Ésta es una manera de apreciar que el futuro político de los argentinos depende hoy de dos factores: en primer lugar, del vigor de Cristina y sus seguidores, algo que parece asegurado y, en segundo lugar, de la cohesión de los opositores, algo que no parece asegurado. Hemos recordado alguna vez que, según lo hicieron notar maquiavelistas de fines del siglo XIX como Wilfredo Pareto, no basta con tener la mayoría para imponerse en la democracia; hace falta, además, plasmar la unidad y la organización correspondientes que lleven, efectivamente, a la victoria. Suponiendo que Cristina cuente todavía con una suma de, digamos, un tercio de los votos, por supuesto no será necesario para vencerla reunir los otros dos tercios en un solo haz. Pero tampoco servirá que la oposición se fragmente de un modo tal que ninguno de sus fragmentos alcance por si sólo a derrotarla en octubre de 2013 o en octubre de 2015.
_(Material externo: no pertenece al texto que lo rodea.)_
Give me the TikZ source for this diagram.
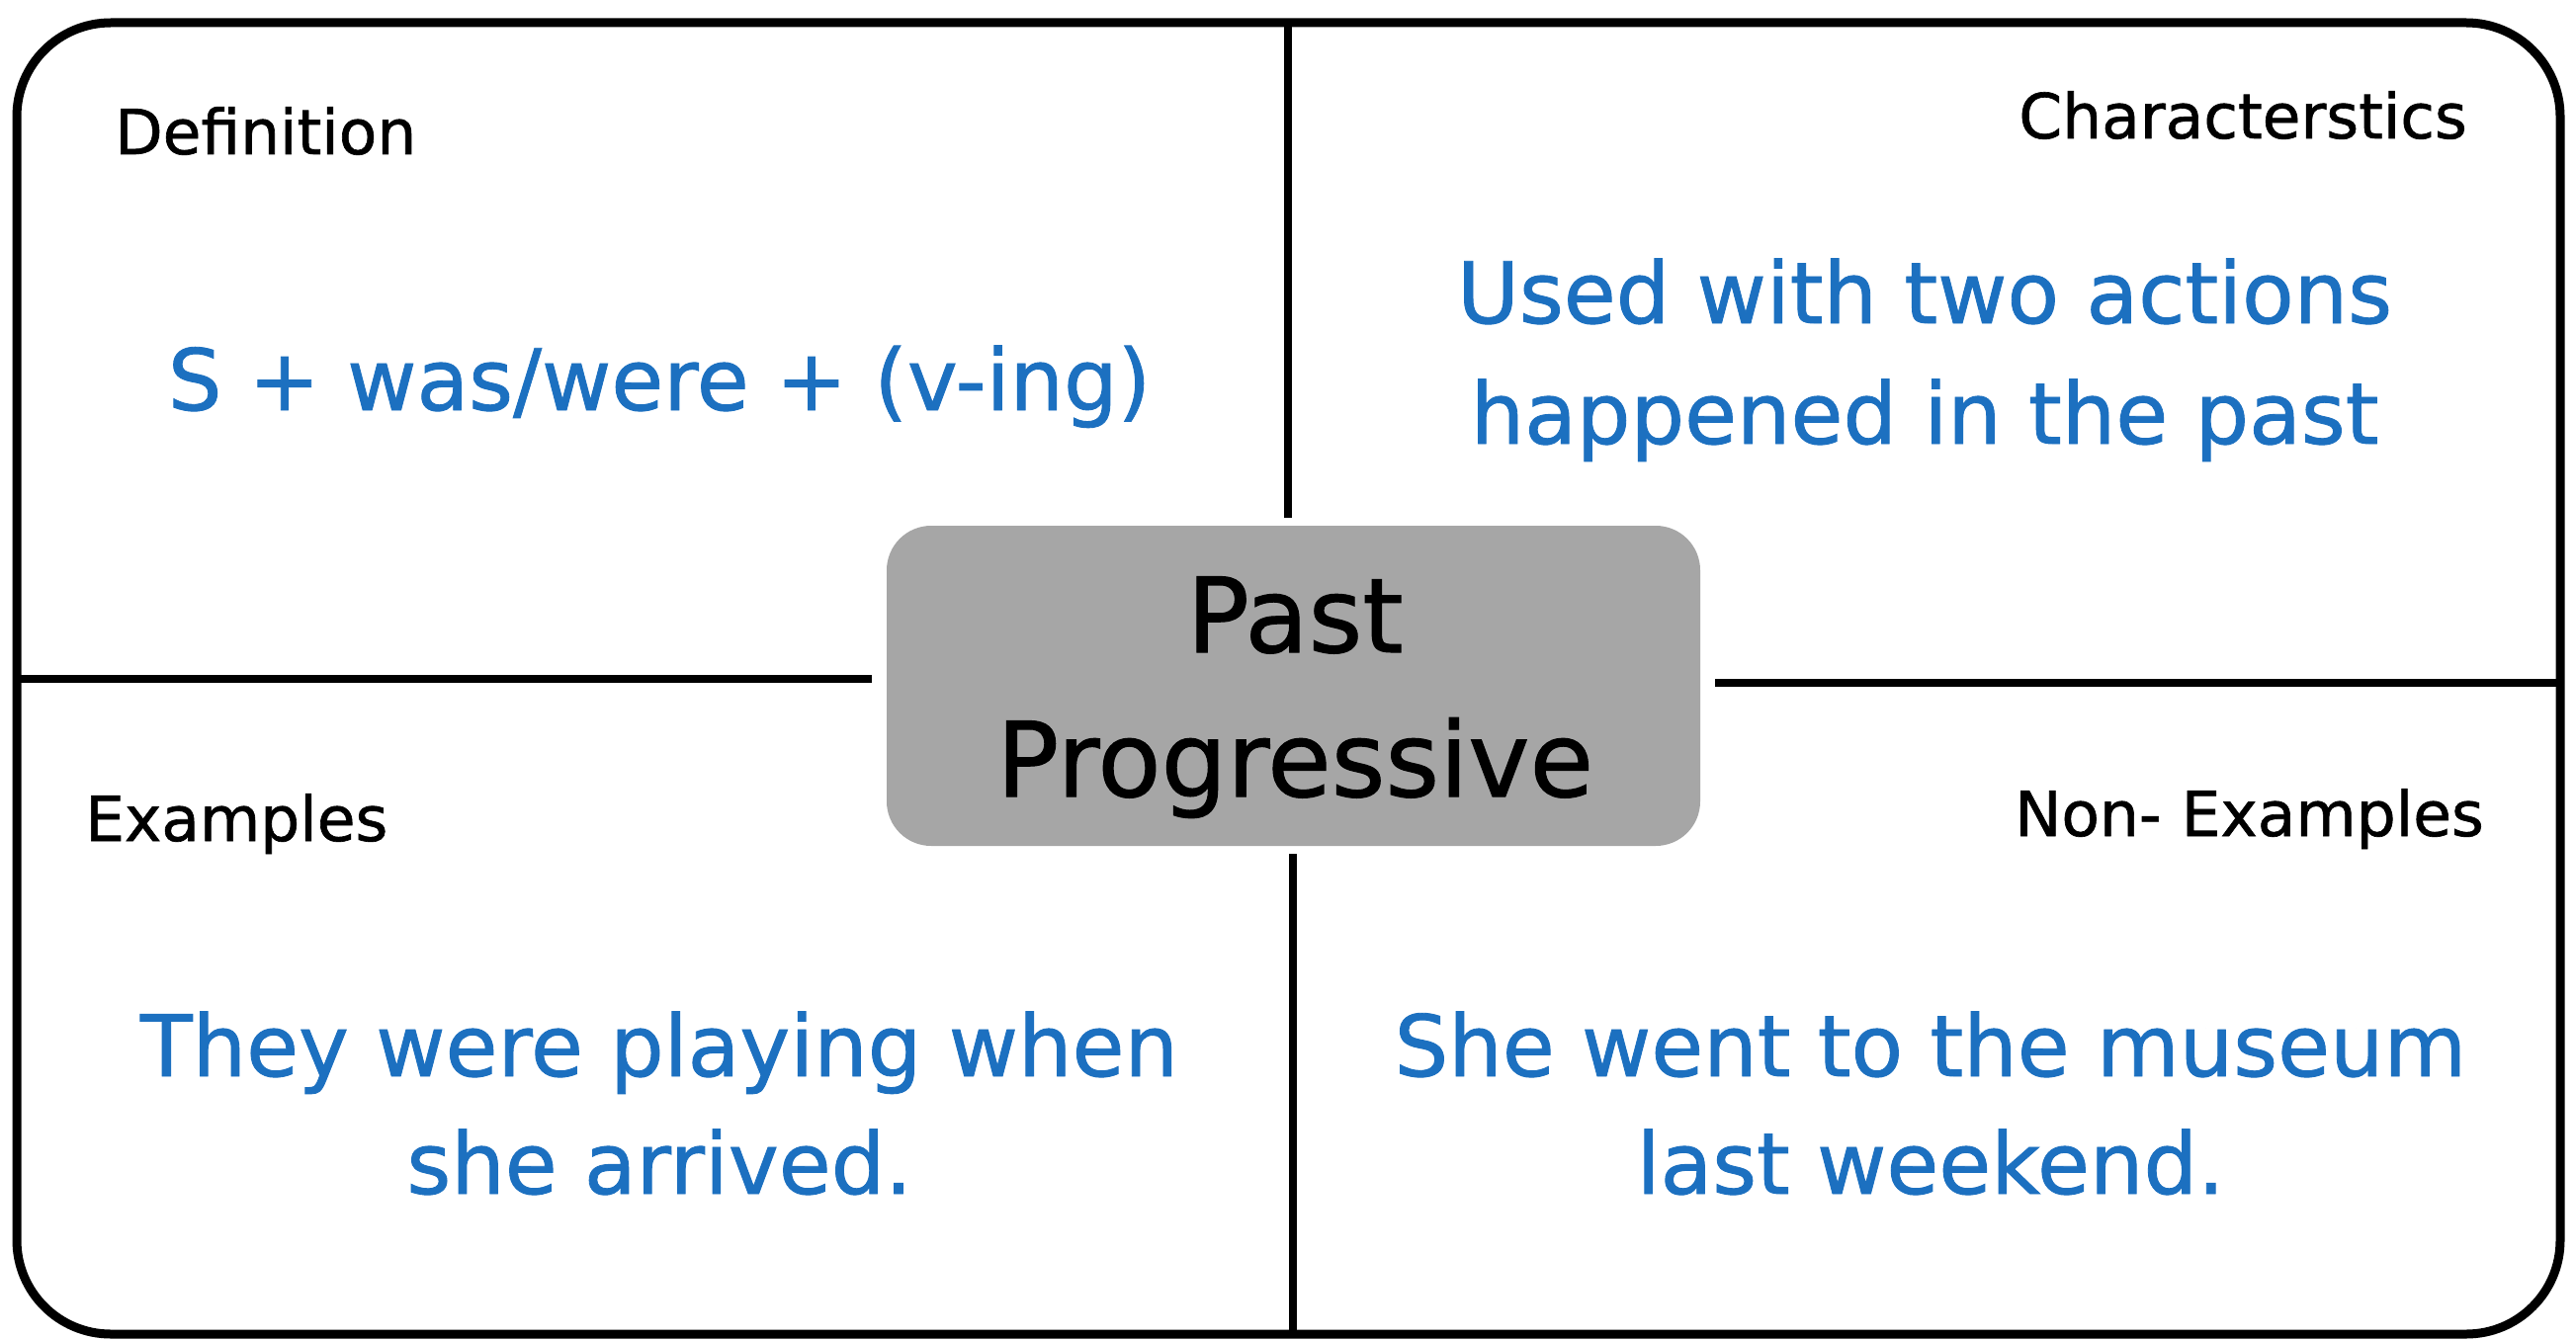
\documentclass[tikz,border=0pt]{standalone}
\usepackage{fontspec}
\setmainfont{DejaVu Sans}
\newfontfamily\heavyfont{DejaVu Sans}[FakeBold=1]
\definecolor{txtblue}{RGB}{28,112,192}
\definecolor{coregray}{RGB}{166,166,166}
\begin{document}
\begin{tikzpicture}[x=1pt,y=-1pt,
  lbl/.style={font=\heavyfont\fontsize{63}{75}\selectfont, inner sep=0pt},
  bluetxt/.style={font=\heavyfont\fontsize{86}{100}\selectfont, text=txtblue, inner sep=0pt, anchor=base},
  titletxt/.style={font=\heavyfont\fontsize{105}{120}\selectfont, inner sep=0pt, anchor=base},
  frameline/.style={line width=9pt},
  divider/.style={line width=8pt}]
\useasboundingbox (0,0) rectangle (2606,1356);
\fill[white] (0,0) rectangle (2606,1356);
% outer frame
\draw[frameline, rounded corners=95pt] (17,23) rectangle (2590,1350);
% center box
\node[fill=coregray, rounded corners=45pt, minimum width=823pt, minimum height=324pt, inner sep=0pt] (core) at (1308.5,694) {};
% divider end points
\coordinate (vt1) at (1303,23);
\coordinate (vt2) at (1303,524);
\coordinate (vb1) at (1308,864);
\coordinate (vb2) at (1308,1350);
\coordinate (hl1) at (17,687);
\coordinate (hl2) at (882,687);
\coordinate (hr1) at (1735,691);
\coordinate (hr2) at (2590,691);
\draw[divider] (vt1) -- (vt2);
\draw[divider] (vb1) -- (vb2);
\draw[divider] (hl1) -- (hl2);
\draw[divider] (hr1) -- (hr2);
% labels
\node[lbl, anchor=base west] (defn) at (116,156) {Definition};
\node[lbl, anchor=base east] (charac) at (2496,140) {Characterstics};
\node[lbl, anchor=base west] (exa) at (86,851) {Examples};
\node[lbl, anchor=base east] (nonexa) at (2513,846) {Non- Examples};
% blue contents
\node[bluetxt] (formula) at (667,415) {S + was/were + (v-ing)};
\node[bluetxt] (char1) at (1947,327) {Used with two actions};
\node[bluetxt] (char2) at (1947,449) {happened in the past};
\node[bluetxt] (ex1) at (667,1089) {They were playing when};
\node[bluetxt] (ex2) at (667,1208) {she arrived.};
\node[bluetxt] (nex1) at (1953,1089) {She went to the museum};
\node[bluetxt] (nex2) at (1953,1208) {last weekend.};
% title
\node[titletxt] (past) at (1310,660) {Past};
\node[titletxt] (prog) at (1310,806) {Progressive};
\end{tikzpicture}
\end{document}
La idea de que el cristinismo ya está derrotado podría convertirse, en suma, en una peligrosa ilusión. Cristina tiene una incomparable sed de poder y está dispuesta a saciarla como sea, sin escatimar los medios a su alcance. Las dificultades que encuentran los opositores para formar un frente común capaz de vencer al cristinismo, ¿revelan una demora o dejan entrever una suerte de impotencia ? Ésta es, después de todo, la pregunta fundamental.
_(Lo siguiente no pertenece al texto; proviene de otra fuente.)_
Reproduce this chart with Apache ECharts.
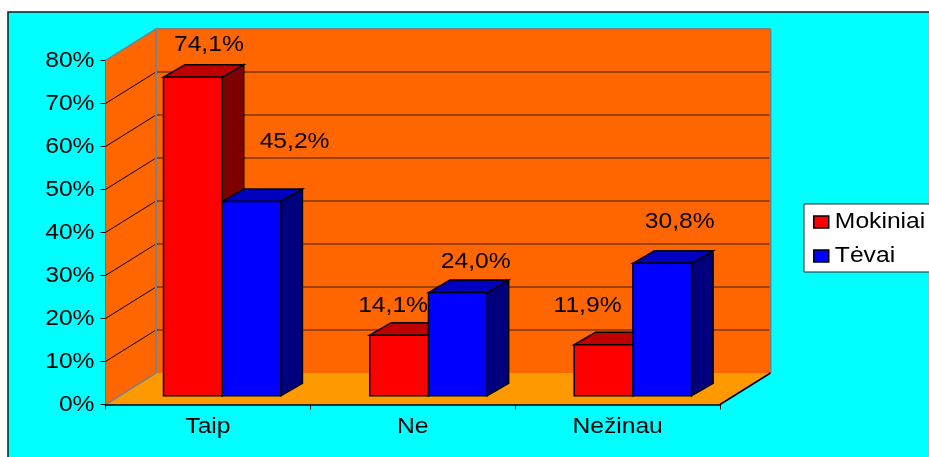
<!DOCTYPE html>
<html><head><meta charset="utf-8">
<style>html,body{margin:0;padding:0;background:#fff}#c{width:929px;height:457px}</style>
<script src="https://cdn.jsdelivr.net/npm/echarts@6/dist/echarts.min.js"></script>
</head><body><div id="c"></div>
<script>
const categories = ['Taip', 'Ne', 'Nežinau'];
const seriesNames = ['Mokiniai', 'Tėvai'];
const mokiniai = [74.1, 14.1, 11.9];
const tevai = [45.2, 24.0, 30.8];
const gridValues = [0, 10, 20, 30, 40, 50, 60, 70, 80];

// layout constants (3-D projection, not data)
const FONT = '"Liberation Sans", Arial, sans-serif';
const FONT_SIZE = 22;
const TEXT_STRETCH = 1.12;
const WALL = {dx: 50.5, dy: -31.5};
const BAR_SHIFT = {dx: 15, dy: -8.7};
const BAR_DEPTH = {dx: 21.5, dy: -12.5};
const BAR_RATIO = 0.2866;
const CATEGORY_NUDGE = [-0.7, 0.7, 0.3];
const LABEL_OFFSETS = {
  Mokiniai: [[16, -32], [-6, -29], [-16, -39]],
  'Tėvai': [[43, -60], [18, -31], [17.5, -41]]
};
const COLORS = {
  Mokiniai: {front: '#FF0000', top: '#BF0000', side: '#7F0000'},
  'Tėvai': {front: '#0000FF', top: '#0000BF', side: '#00007F'}
};

function poly(points, fill, stroke, lw) {
  return {type: 'polygon', shape: {points}, style: {fill, stroke: stroke || 'none', lineWidth: lw || 0}};
}
function line(a, b, stroke, lw) {
  return {type: 'line', shape: {x1: a[0], y1: a[1], x2: b[0], y2: b[1]}, style: {stroke, lineWidth: lw}};
}

function renderWalls(params, api) {
  const cs = params.coordSys;
  const xL = cs.x, xR = cs.x + cs.width;
  const y0 = api.coord([0, 0])[1], yT = api.coord([0, 80])[1];
  const dx = WALL.dx, dy = WALL.dy;
  const kids = [
    poly([[xL, y0], [xL + dx, y0 + dy], [xR + dx, y0 + dy], [xR, y0]], '#FF9900'),
    poly([[xL, y0], [xL, yT], [xL + dx, yT + dy], [xL + dx, y0 + dy]], '#FF6600'),
    poly([[xL + dx, yT + dy], [xR + dx, yT + dy], [xR + dx, y0 + dy], [xL + dx, y0 + dy]], '#FF6600')
  ];
  gridValues.forEach(v => {
    if (v === 0 || v === 80) return;
    const y = api.coord([0, v])[1];
    kids.push(line([xL, y], [xL + dx, y + dy], '#000000', 1));
    kids.push(line([xL + dx, y + dy], [xR + dx, y + dy], '#7F3300', 1.5));
  });
  kids.push(line([xL, yT], [xL + dx, yT + dy], '#808080', 1.5));
  kids.push(line([xL + dx, yT + dy], [xR + dx, yT + dy], '#808080', 2));
  kids.push(line([xL + dx, yT + dy], [xL + dx, y0 + dy], '#808080', 2));
  kids.push(line([xR + dx, yT + dy], [xR + dx, y0 + dy], '#808080', 2));
  kids.push(line([xL, y0], [xL + dx, y0 + dy], '#808080', 1.5));
  kids.push(line([xR, y0], [xR + dx, y0 + dy], '#000000', 1.5));
  return {type: 'group', children: kids};
}

function renderBar(name, sideIndex) {
  return function (params, api) {
    const cat = api.value(0), val = api.value(1);
    const w = api.size([1, 0])[0] * BAR_RATIO;
    const base = api.coord([cat, 0]), top = api.coord([cat, val]);
    const x1 = base[0] + BAR_SHIFT.dx + CATEGORY_NUDGE[params.dataIndex] + (sideIndex - 1) * w, x2 = x1 + w;
    const yb = base[1] + BAR_SHIFT.dy, yt = top[1] + BAR_SHIFT.dy;
    const dx = BAR_DEPTH.dx, dy = BAR_DEPTH.dy, c = COLORS[name];
    const off = LABEL_OFFSETS[name][params.dataIndex];
    const k = '#000000', lw = 1.5;
    return {type: 'group', children: [
      poly([[x2, yt], [x2 + dx, yt + dy], [x2 + dx, yb + dy], [x2, yb]], c.side, k, lw),
      poly([[x1, yt], [x1 + dx, yt + dy], [x2 + dx, yt + dy], [x2, yt]], c.top, k, lw),
      poly([[x1, yt], [x2, yt], [x2, yb], [x1, yb]], c.front, k, lw),
      {type: 'text', z2: 50,
        x: (x1 + x2) / 2 + off[0], y: yt + off[1],
        style: {
          text: val.toFixed(1).replace('.', ',') + '%',
          font: FONT_SIZE + 'px ' + FONT, fill: '#000', align: 'center', verticalAlign: 'middle'
        }}
    ]};
  };
}

const chart = echarts.init(document.getElementById('c'), null, {renderer: 'canvas'});
chart.setOption({
  animation: false,
  backgroundColor: '#ffffff',
  graphic: [{type: 'rect', z: -10, silent: true,
    shape: {x: 8, y: 12, width: 1000, height: 600},
    style: {fill: '#00FFFF', stroke: '#1a1a1a', lineWidth: 1.5}}],
  grid: {left: 105.5, top: 60.5, width: 614.5, height: 344, containLabel: false},
  xAxis: {type: 'category', data: categories, boundaryGap: true,
    axisLine: {lineStyle: {color: '#000', width: 1.5}},
    axisTick: {show: true, length: 5, lineStyle: {color: '#000', width: 1}},
    axisLabel: {color: '#000', fontSize: FONT_SIZE, fontFamily: FONT, margin: 11},
    z: 3},
  yAxis: {type: 'value', min: 0, max: 80, interval: 10,
    axisLine: {show: true, lineStyle: {color: '#555', width: 1}},
    axisTick: {show: true, length: 5, lineStyle: {color: '#000', width: 1}},
    axisLabel: {color: '#000', fontSize: FONT_SIZE, fontFamily: FONT, margin: 11, formatter: '{value}%'},
    splitLine: {show: false}},
  legend: {
    data: seriesNames, orient: 'vertical', left: 804, top: 204,
    backgroundColor: '#fff', borderColor: '#222', borderWidth: 1,
    padding: [7, 24, 5, 9], itemGap: 12, itemWidth: 15, itemHeight: 12, icon: 'rect',
    textStyle: {color: '#000', fontSize: FONT_SIZE, fontFamily: FONT, padding: [0, 0, 0, 1]},
    itemStyle: {borderColor: '#000', borderWidth: 1.5}
  },
  series: [
    {type: 'custom', name: 'walls', silent: true, z: 1, clip: false, renderItem: renderWalls,
      data: [[0, 0]], encode: {x: 0, y: 1}},
    {type: 'custom', name: seriesNames[0], silent: true, z: 2, clip: false,
      renderItem: renderBar(seriesNames[0], 0), itemStyle: {color: '#FF0000'},
      data: mokiniai.map((v, i) => [i, v]), encode: {x: 0, y: 1}},
    {type: 'custom', name: seriesNames[1], silent: true, z: 2, clip: false,
      renderItem: renderBar(seriesNames[1], 1), itemStyle: {color: '#0000FF'},
      data: tevai.map((v, i) => [i, v]), encode: {x: 0, y: 1}}
  ]
});

// The reference's text is horizontally stretched; apply that to every text element.
const zr = chart.getZr();
zr.storage.traverse(el => {
  if (el.type === 'text') {
    el.originX = (el.style && el.style.x) || 0;
    el.scaleX = TEXT_STRETCH;
    el.markRedraw();
  }
});
zr.refresh();
</script></body></html>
Si todos aquellos a quienes nos interesa la suerte de la República llegáramos a advertir que ella está en peligro, también tendríamos que darnos cuenta de que el cristinismo antirrepublicano cuenta hoy con un aliado inapreciable: hacernos creer que ya está vencido, convencernos de que ya perdió. Ésta es el arma secreta de Cristina: que la veamos tendida en medio de la arena para proclamarnos vencedores antes de haberla vencido.